Draft system line balancing
 
For those of us who are merely splitting CO2 between 2 kegs, I have read from a couple places that you can force carb based on temp. and volumes of CO2 at the given pressure, and once carbed back off to serving pressure. These resources (http://www.leeners.com/kegginghow2.html) for example say that once you back off to serving pressure, your system will of course move back to equilibrium, but that this process if very slow. Well my question...how slow is it? I'm just curious as this will likely be my method for the time being...
 
clayof2day said:
For those of us who are merely splitting CO2 between 2 kegs, I have read from a couple places that you can force carb based on temp. and volumes of CO2 at the given pressure, and once carbed back off to serving pressure. These resources (http://www.leeners.com/kegginghow2.html) for example say that once you back off to serving pressure, your system will of course move back to equilibrium, but that this process if very slow. Well my question...how slow is it? I'm just curious as this will likely be my method for the time being...
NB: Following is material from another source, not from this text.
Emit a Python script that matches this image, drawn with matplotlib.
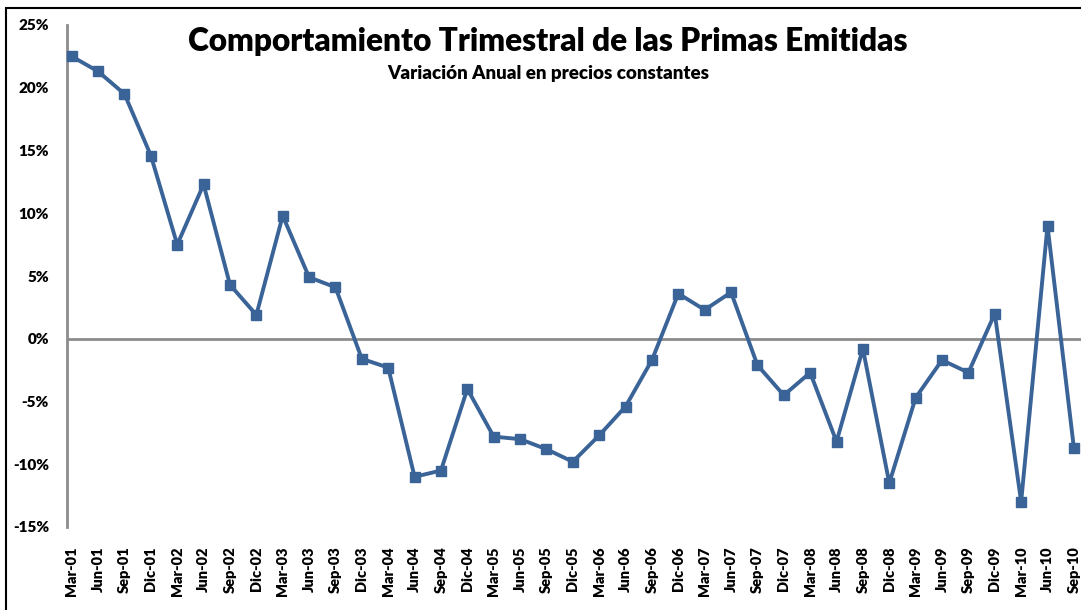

I'd say it will balance just as fast as it did when you first carbonated it. It normally takes around five to seven days to carbonate...so I'd say it would be around that same time to adjust to a lower carbonation level when you back off the pressure.

This is just me talking though. I've never tried it and don't want the bother. I just consult the tables, set my pressure then wait - about a week later, I just serve and don't play with my pressure settings. Why bother?